As climate change has become a more pressing issue within our society over recent years, the pressure on businesses to commit to a greener strategy and actively reduce their carbon footprint has been mounting. The UK Government has committed to achieving net zero by 2050, while the target in Scotland is even more ambitious – 2045.
It falls upon business and organisations within the UK to make rapid adjustments to their policies, processes and products in this time, and so starting to make changes as soon as possible is vital. Almost half of UK businesses have already put plans in place to reach net zero by 2050, with one in ten already there.
So far, there has been a vast improvement in the amount of carbon emissions that are produced in the UK, particularly through electricity generation. A third (33.3%) of electricity generated in the UK in 2018 came from renewable sources, and whilst this was a vast improvement on previous years, this number needs to continue to rise to meet net zero.
As a part of reaching net zero by 2050, the UK government has brought forward its ban on petrol, diesel and hybrid cars from 2040 to 2035. As a business, investing in electric vehicles is a huge investment, but it’s one that shouldn’t be immediately dismissed. There are a lot of things to be considered, but making the transition to electric vehicles will have both a significant impact on your carbon footprint and even save the business money in the long run. That’s because EV’s can help a business save around 20% on fuel costs and 30% on maintenance, with the added benefits of free road tax and a lack of congestion charges, too.

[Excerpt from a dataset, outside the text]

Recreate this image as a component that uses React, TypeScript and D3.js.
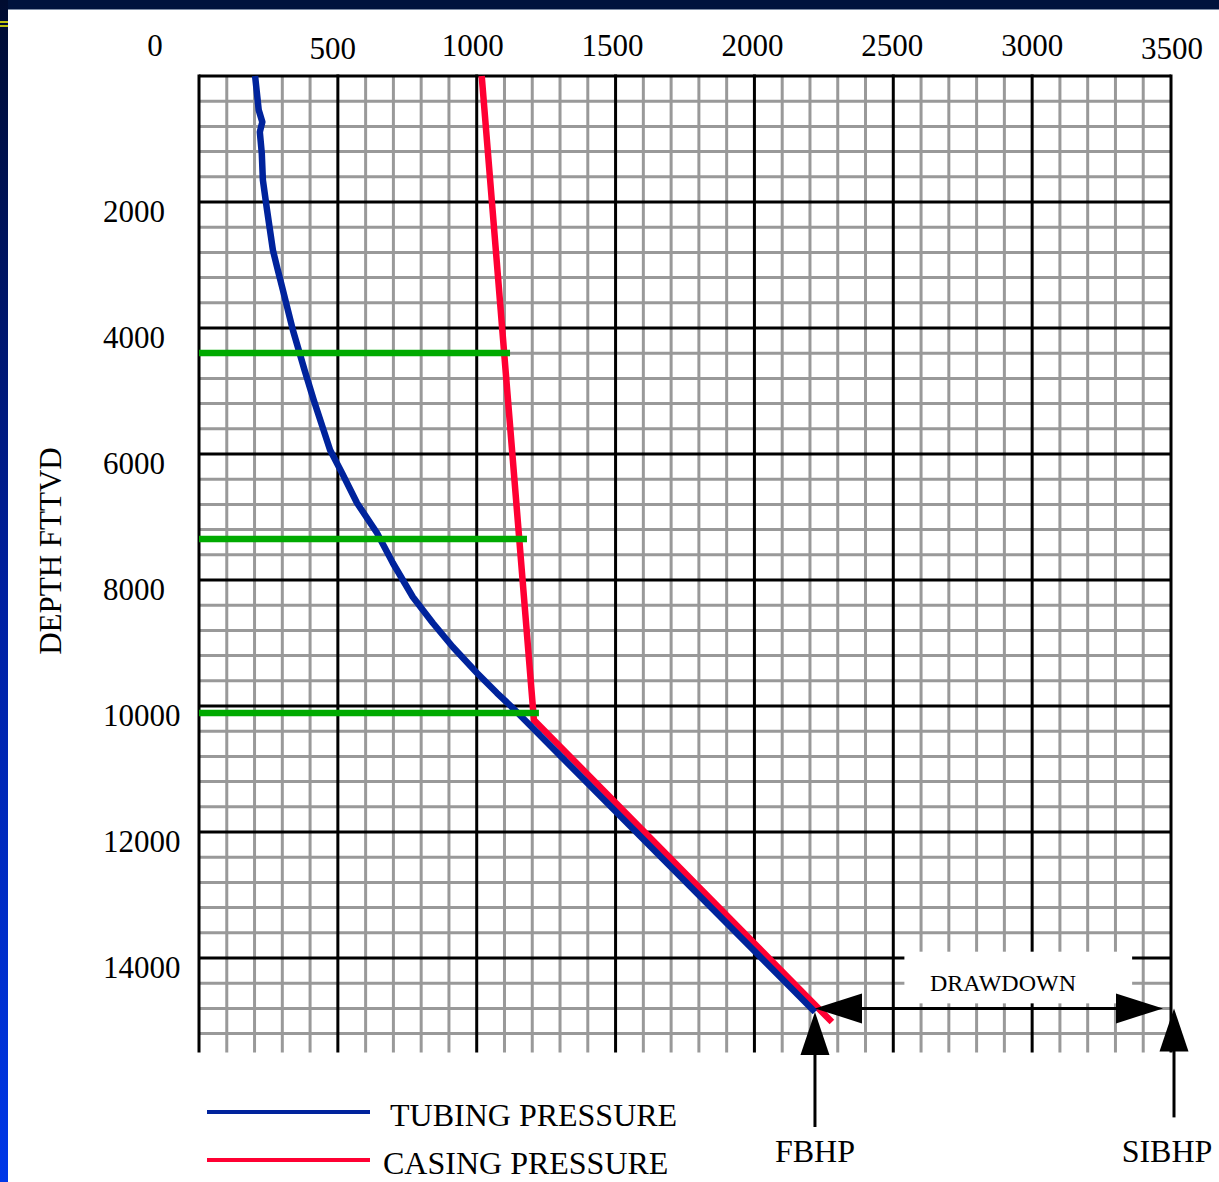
import React, {useEffect, useRef} from 'react'
import * as d3 from 'd3'

// tubing pressure curve, [psi, ft]
const tubingPressure = [
  [202, 0], [215, 540], [228, 730], [219, 889], [226, 1222], [230, 1651],
  [245, 2127], [266, 2762], [281, 3032], [302, 3397], [338, 4032], [380, 4667],
  [413, 5143], [472, 5937], [515, 6302], [569, 6778], [641, 7254], [698, 7730],
  [770, 8270], [842, 8683], [914, 9063], [1001, 9476], [1073, 9794], [1130, 10032],
  [2218, 14857],
];

// casing pressure curve, [psi, ft]
const casingPressure = [
  [1018, 0], [1206, 10222], [2279, 15016],
];

// green valve lines, [depth, pressure at casing]
const valves = [
  [4397, 1120], [7349, 1181], [10111, 1224],
];

const xTicks = [0, 500, 1000, 1500, 2000, 2500, 3000, 3500];
const yTicks = [2000, 4000, 6000, 8000, 10000, 12000, 14000];

const fbhp = 2218;
const fbhpDepth = 14857;
const sibhp = 3500;
const drawdownDepth = 14800;

const W = 1219;
const H = 1182;
const FONT = '"Liberation Serif", "Times New Roman", serif';

export default function App() {
  const ref = useRef(null);

  useEffect(() => {
    const svg = d3.select(ref.current);
    svg.selectAll('*').remove();

    const x = d3.scaleLinear().domain([0, 3500]).range([199, 1171]);
    const y = d3.scaleLinear().domain([0, 15500]).range([76, 1052.5]);

    // frame
    const grad = svg.append('defs').append('linearGradient')
      .attr('id', 'leftband').attr('x1', 0).attr('y1', 0).attr('x2', 0).attr('y2', 1);
    grad.append('stop').attr('offset', '0%').attr('stop-color', '#000c30');
    grad.append('stop').attr('offset', '50%').attr('stop-color', '#0020a0');
    grad.append('stop').attr('offset', '100%').attr('stop-color', '#0038e8');

    svg.append('rect').attr('width', W).attr('height', H).attr('fill', '#fff');
    svg.append('rect').attr('width', W).attr('height', 9).attr('fill', '#00133d');
    svg.append('rect').attr('width', 8).attr('height', H).attr('fill', 'url(#leftband)');
    svg.append('line').attr('x1', 8).attr('x2', W).attr('y1', 9.5).attr('y2', 9.5)
      .style('stroke', '#7f8ea6').style('stroke-width', 1);
    [22, 26].forEach(v => {
      svg.append('line').attr('x1', 0).attr('x2', 8).attr('y1', v).attr('y2', v)
        .style('stroke', '#ffff00').style('stroke-width', 1.5);
    });

    const grid = svg.append('g');
    const [d0, d1] = y.domain();

    // minor grid
    grid.selectAll('.vminor')
      .data(d3.range(100, 3500, 100).filter(v => v % 500 !== 0))
      .enter().append('line')
      .attr('x1', d => x(d)).attr('x2', d => x(d))
      .attr('y1', y(d0)).attr('y2', y(d1))
      .style('stroke', '#999').style('stroke-width', 3);

    grid.selectAll('.hminor')
      .data(d3.range(400, 15201, 400).filter(v => v % 2000 !== 0))
      .enter().append('line')
      .attr('x1', x(0)).attr('x2', x(3500))
      .attr('y1', d => y(d)).attr('y2', d => y(d))
      .style('stroke', '#999').style('stroke-width', 3);

    // major grid
    grid.selectAll('.vmajor')
      .data(xTicks)
      .enter().append('line')
      .attr('x1', d => x(d)).attr('x2', d => x(d))
      .attr('y1', y(d0) - 1.5).attr('y2', y(d1))
      .style('stroke', '#000').style('stroke-width', 3);

    grid.selectAll('.hmajor')
      .data([0, ...yTicks])
      .enter().append('line')
      .attr('x1', x(0)).attr('x2', x(3500))
      .attr('y1', d => y(d)).attr('y2', d => y(d))
      .style('stroke', '#000').style('stroke-width', 3);

    // tick labels (the 0 sits well left of the axis in the original)
    svg.append('g').selectAll('text')
      .data(xTicks)
      .enter().append('text')
      .attr('x', d => d === 0 ? x(d) - 44 : x(d) - 6 + d / 500)
      .attr('y', (d, i) => (i === 1 || i === 7) ? 59 : 56)
      .attr('text-anchor', 'middle')
      .style('font-family', FONT).style('font-size', '31px')
      .text(d => d);

    svg.append('g').selectAll('text')
      .data(yTicks)
      .enter().append('text')
      .attr('x', 103)
      .attr('y', d => y(d) + 20)
      .style('font-family', FONT).style('font-size', '31px')
      .text(d => d);

    svg.append('text')
      .attr('transform', 'translate(61, 551) rotate(-90)')
      .attr('text-anchor', 'middle')
      .style('font-family', FONT).style('font-size', '31px')
      .text('DEPTH FTTVD');

    // curves
    const line = d3.line().x(d => x(d[0])).y(d => y(d[1]));

    svg.append('path')
      .attr('d', line(casingPressure))
      .style('fill', 'none').style('stroke', '#ff0033').style('stroke-width', 6.5);

    svg.append('path')
      .attr('d', line(tubingPressure))
      .style('fill', 'none').style('stroke', '#00239c').style('stroke-width', 6.5)
      .style('stroke-linejoin', 'round');

    svg.append('g').selectAll('line')
      .data(valves)
      .enter().append('line')
      .attr('x1', x(0)).attr('x2', d => x(d[1]))
      .attr('y1', d => y(d[0])).attr('y2', d => y(d[0]))
      .style('stroke', '#00aa00').style('stroke-width', 6.5);

    // drawdown annotation
    svg.append('rect')
      .attr('x', x(2540)).attr('y', y(13900))
      .attr('width', x(3360) - x(2540)).attr('height', y(14720) - y(13900))
      .attr('fill', '#fff');

    svg.append('text')
      .attr('x', x(2895)).attr('y', y(14400) + 8)
      .attr('text-anchor', 'middle')
      .style('font-family', FONT).style('font-size', '24px')
      .text('DRAWDOWN');

    const ay = y(drawdownDepth);
    const xl = x(fbhp);
    const xr = x(sibhp) - 8;
    svg.append('line')
      .attr('x1', xl + 30).attr('x2', xr - 30).attr('y1', ay).attr('y2', ay)
      .style('stroke', '#000').style('stroke-width', 3);
    svg.append('path')
      .attr('d', `M${xl},${ay} L${xl + 47},${ay - 15} L${xl + 47},${ay + 15} Z`)
      .attr('fill', '#000');
    svg.append('path')
      .attr('d', `M${xr},${ay} L${xr - 47},${ay - 15} L${xr - 47},${ay + 15} Z`)
      .attr('fill', '#000');

    // FBHP / SIBHP arrows
    const upArrow = (px, tip, len) => {
      svg.append('line')
        .attr('x1', px).attr('x2', px).attr('y1', tip + 30).attr('y2', tip + len)
        .style('stroke', '#000').style('stroke-width', 3);
      svg.append('path')
        .attr('d', `M${px},${tip} L${px - 14.5},${tip + 43} L${px + 14.5},${tip + 43} Z`)
        .attr('fill', '#000');
    };
    upArrow(x(fbhp), y(fbhpDepth), 115);
    upArrow(x(sibhp) + 3, y(drawdownDepth), 109);

    svg.append('text')
      .attr('x', x(fbhp)).attr('y', 1162)
      .attr('text-anchor', 'middle')
      .style('font-family', FONT).style('font-size', '32px')
      .text('FBHP');
    svg.append('text')
      .attr('x', x(sibhp) - 4).attr('y', 1162)
      .attr('text-anchor', 'middle')
      .style('font-family', FONT).style('font-size', '32px')
      .text('SIBHP');

    // legend
    const legend = [
      {label: 'TUBING PRESSURE', color: '#00239c', ly: 1112, tx: 390},
      {label: 'CASING PRESSURE', color: '#ff0033', ly: 1160, tx: 383},
    ];
    const lg = svg.append('g').selectAll('g').data(legend).enter().append('g');
    lg.append('line')
      .attr('x1', 207).attr('x2', 370)
      .attr('y1', d => d.ly).attr('y2', d => d.ly)
      .style('stroke', d => d.color).style('stroke-width', 4);
    lg.append('text')
      .attr('x', d => d.tx).attr('y', d => d.ly + 14)
      .style('font-family', FONT).style('font-size', '32px')
      .text(d => d.label);
  }, []);

  return (
    <svg ref={ref} width={W} height={H}
         style={{position: 'absolute', left: 0, top: 0, display: 'block'}}>
    </svg>
  )
}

Saving money through energy consumption
Whether it’s mostly used to power machinery, refrigerators or computers, energy often accounts for a significant percentage of an organisation’s operating costs. And, while the decarbonisation of the UK’s energy supply to achieve net zero is predicted to cost over £1 trillion, the board are likely to want to know exactly how this might impact the business’ profitability. According to our own research here at Haven Power, over a third (37%) of businesses think that it would be too costly to implement renewable energy, but we actually know that businesses can use renewable energy to save money.
The easiest way to gain an understanding of how energy consumption can impact the business and its carbon footprint is to engage in a conversation with an energy supplier directly. An expert is the most likely person to know how your business specifically can reduce their energy consumption and therefore their carbon footprint.
An expert might, for example, suggest joining Demand Side Response (DSR) programmes, which give you the opportunity to earn extra revenue by altering your energy consumption patterns. Or, perhaps switching to a self-generated or stored electricity at peak times might be of benefit, as this is when power is at its most expensive.
If you have the land and resources available, generating your own electricity using solar panels or a wind farm could be a great way to make some additional revenue. Organisations can get paid for generating their own electricity by setting up a renewable Purchase Power Agreement (PPA) with their energy supplier. It means your business receives the financial benefit of selling energy back to the grid, just without the administration.
Committing to using greener practices as an organisation is not only a positive way to reduce your carbon footprint and reduce your negative impact on the planet, but there are also numerous benefits to the organisation from a business perspective. Offering a vast range of benefits, implementing more sustainable measures is an essential way to future-proof your organisation, enabling you to keep up with the competition and having a positive impact on your consumers.
Ensuring that your business case for sustainability is backed by strong, relevant and relatable arguments is the key to helping the decision-makers above you share your vision for change.